Menina ou menino?
Durante o último mês que passou, o impulso era aludir à minha posse no Banco Central, ocorrida há quarenta e cinco anos, em 12 de abril de 1972, quando vivíamos os horrores da ditadura militar, no período capitaneada pelo general Médici (me recuso a chamá-lo de presidente). Não estou com cabeça para registros bacenianos (recém terminei dez deles) nem tampouco para desvarios de regimes autoritários.
Pularei três casinhas do tabuleiro gregoriano para atingir ao 1º de junho de 1975. Noite avançada, eu ganhava um dos melhores presentes da minha vida. Aqui, na Capital da Esperança, e fechando o foco, na maternidade do Hospital das Forças Armadas, o famoso e eficiente HFA, nascia minha filha mais velha, Patricia, cuja bisavó paterna comemorava aniversário exatamente naquele dia de início das festas juninas.
Os mais idosos costumamos reclamar (do que os velhos não se queixam?): acabou o mistério, sabe-se do sexo da criança nos primórdios da gravidez. Brevemente, em meio ao bater de um par ou ímpar, já conheceremos o vencedor – ou a vencedora – pela temperatura das mãos dos contendores ou pelo número de piscadelas nervosas que irão dar.
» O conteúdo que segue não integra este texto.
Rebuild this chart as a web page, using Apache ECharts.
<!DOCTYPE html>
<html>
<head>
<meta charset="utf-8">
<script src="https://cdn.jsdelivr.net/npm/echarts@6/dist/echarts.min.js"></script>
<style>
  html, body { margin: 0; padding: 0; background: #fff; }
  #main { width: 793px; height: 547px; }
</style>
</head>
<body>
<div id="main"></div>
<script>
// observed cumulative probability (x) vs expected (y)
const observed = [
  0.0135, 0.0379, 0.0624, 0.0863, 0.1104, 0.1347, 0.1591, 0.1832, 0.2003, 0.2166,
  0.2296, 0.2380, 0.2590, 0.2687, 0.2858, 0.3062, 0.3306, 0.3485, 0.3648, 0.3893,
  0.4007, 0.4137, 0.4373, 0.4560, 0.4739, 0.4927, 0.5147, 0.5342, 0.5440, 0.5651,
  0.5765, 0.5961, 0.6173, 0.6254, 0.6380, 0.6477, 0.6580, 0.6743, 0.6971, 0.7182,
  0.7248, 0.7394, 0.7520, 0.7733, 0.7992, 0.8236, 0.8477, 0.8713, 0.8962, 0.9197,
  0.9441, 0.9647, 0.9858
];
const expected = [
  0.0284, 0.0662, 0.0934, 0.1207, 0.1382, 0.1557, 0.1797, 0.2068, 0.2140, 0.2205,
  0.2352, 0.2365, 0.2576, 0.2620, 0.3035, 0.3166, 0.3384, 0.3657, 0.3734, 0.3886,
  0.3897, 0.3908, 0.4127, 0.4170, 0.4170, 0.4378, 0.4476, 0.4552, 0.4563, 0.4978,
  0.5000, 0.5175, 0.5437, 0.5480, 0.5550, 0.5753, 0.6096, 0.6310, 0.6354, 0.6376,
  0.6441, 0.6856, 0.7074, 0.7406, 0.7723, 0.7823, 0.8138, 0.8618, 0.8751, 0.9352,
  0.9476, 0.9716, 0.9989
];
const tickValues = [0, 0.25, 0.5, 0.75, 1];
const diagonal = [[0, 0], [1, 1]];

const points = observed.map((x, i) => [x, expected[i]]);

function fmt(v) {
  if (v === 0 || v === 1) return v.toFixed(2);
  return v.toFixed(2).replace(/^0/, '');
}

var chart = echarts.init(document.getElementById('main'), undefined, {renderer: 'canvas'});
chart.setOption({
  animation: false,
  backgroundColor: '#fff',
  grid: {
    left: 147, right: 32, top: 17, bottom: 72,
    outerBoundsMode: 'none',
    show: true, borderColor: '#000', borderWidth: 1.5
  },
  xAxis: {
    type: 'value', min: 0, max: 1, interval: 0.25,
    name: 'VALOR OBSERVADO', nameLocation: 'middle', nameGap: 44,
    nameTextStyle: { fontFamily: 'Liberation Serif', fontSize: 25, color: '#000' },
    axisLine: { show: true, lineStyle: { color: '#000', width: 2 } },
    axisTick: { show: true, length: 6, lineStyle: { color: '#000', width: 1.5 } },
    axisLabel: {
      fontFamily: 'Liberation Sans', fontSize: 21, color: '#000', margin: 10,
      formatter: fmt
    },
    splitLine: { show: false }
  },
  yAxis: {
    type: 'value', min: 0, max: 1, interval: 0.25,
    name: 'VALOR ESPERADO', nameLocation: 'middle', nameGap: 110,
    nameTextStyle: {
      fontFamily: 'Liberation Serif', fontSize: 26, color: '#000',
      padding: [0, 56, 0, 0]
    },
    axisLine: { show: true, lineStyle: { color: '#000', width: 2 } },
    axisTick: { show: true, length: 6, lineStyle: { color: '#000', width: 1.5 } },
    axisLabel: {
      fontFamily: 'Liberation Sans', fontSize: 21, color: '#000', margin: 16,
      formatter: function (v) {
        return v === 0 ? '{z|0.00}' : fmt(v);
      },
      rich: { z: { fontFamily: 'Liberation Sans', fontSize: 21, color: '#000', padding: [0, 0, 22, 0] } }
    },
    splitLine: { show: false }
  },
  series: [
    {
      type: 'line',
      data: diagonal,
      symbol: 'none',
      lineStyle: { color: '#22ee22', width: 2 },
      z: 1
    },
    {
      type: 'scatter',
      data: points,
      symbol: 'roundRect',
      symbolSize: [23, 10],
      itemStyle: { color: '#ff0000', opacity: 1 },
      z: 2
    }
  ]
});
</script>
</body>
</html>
Na porrinha, nossa visão de raio X permitirá ver com antecedência quantos palitinhos há na mão fechada de cada um dos jogadores postados em frente ao boteco do Setor Comercial Sul.
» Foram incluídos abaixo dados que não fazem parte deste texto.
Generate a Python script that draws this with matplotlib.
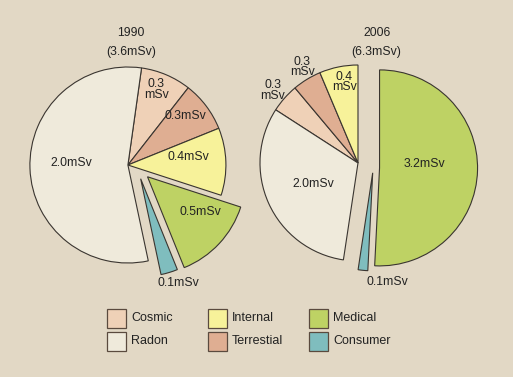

Será a extinção desses dois jogos, o que é gravíssimo.
Assisti há algumas semanas a interessante vídeo no zap – aniversário de um menino. Pouco antes de se cantar o Parabéns pra você, interrompeu-se o evento para que as pessoas ali presentes conhecessem o sexo do bebê ainda no ventre da mãe do aniversariante. Ou seja, até então ninguém naquele ambiente de alegria e congraçamento, ninguém mesmo, era conhecedor de quem viria à luz dali a poucos meses, menino ou menina.
Numa espécie de palco improvisado, o pai, a mãe, o garoto que completava 7 anos e o seu irmão de 9 anos, quarteto nervoso; convidados e convidadas – a maioria, claro, crianças -, sentados nas cadeiras do salão formando ansiosa plateia aos gritos de “abre”, “abre”, “abre”. Queriam que fosse logo mostrado o conteúdo da caixa colorida chegada diretamente do laboratório de análises.
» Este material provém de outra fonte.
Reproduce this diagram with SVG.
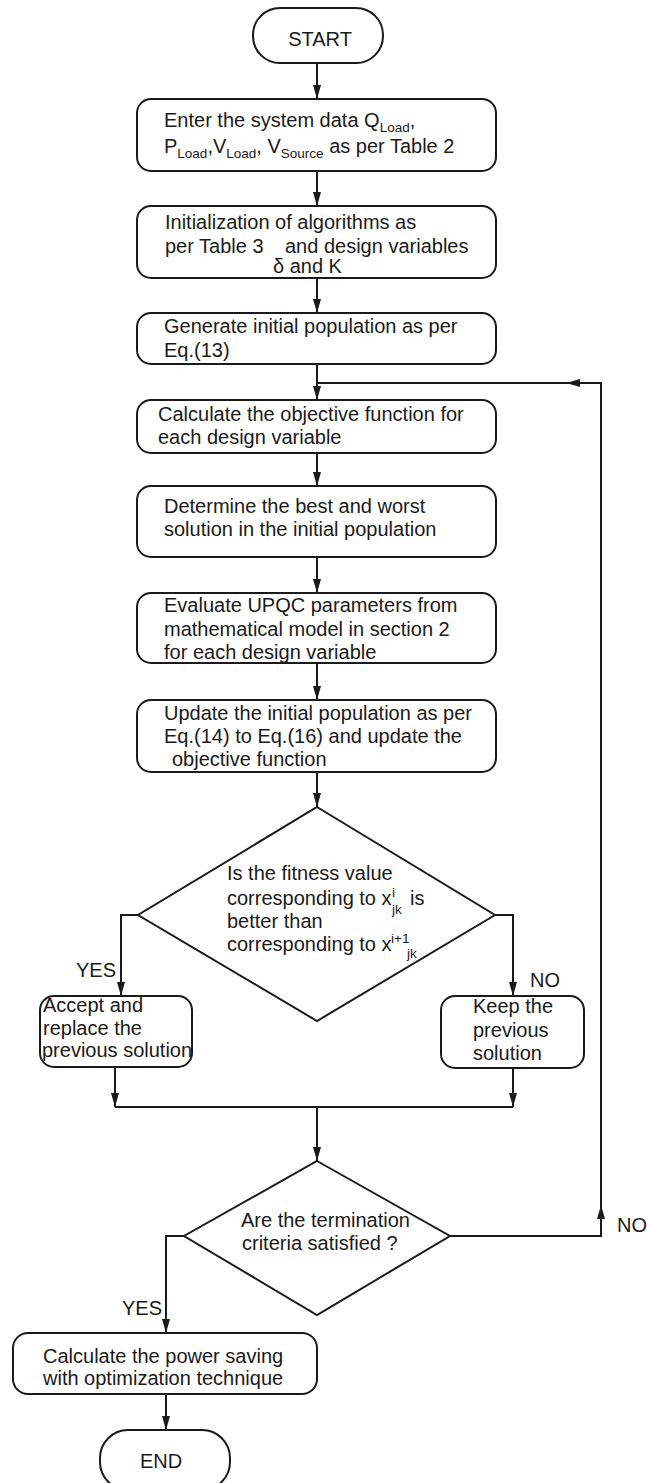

Não sem algum suspense e com muito nervosismo, a mulher de barriga ainda não pronunciada, ao lado do marido e dos dois meninos, começou a levantar a tampa daquela espécie de baú, quando lá de dentro, como se pela força do ar comprimido, pétalas de flores rosas “inundaram” o ambiente…
Integramos a sociedade do espetáculo, do bombardeio de postagens na internet, de todo mundo dizendo pra todo mundo o que se está vivenciando, geralmente de forma glamourosa, artificialismo a rodo.
Dobro-me no entanto ao motivo duplo de tal festa (comemoração e revelação), tanto assim que a divulgo algo entusiasmado.
Sendo impraticável nos dias de hoje aguardar-se realização do parto, que pais e mães abandonem a frieza da sala de espera dos laboratórios e passem a compartilhar a descoberta do sexo dos rebentos, festivamente, cercados de amigos e amigas.
Diversidade de gênero é história a ser contada em outro momento.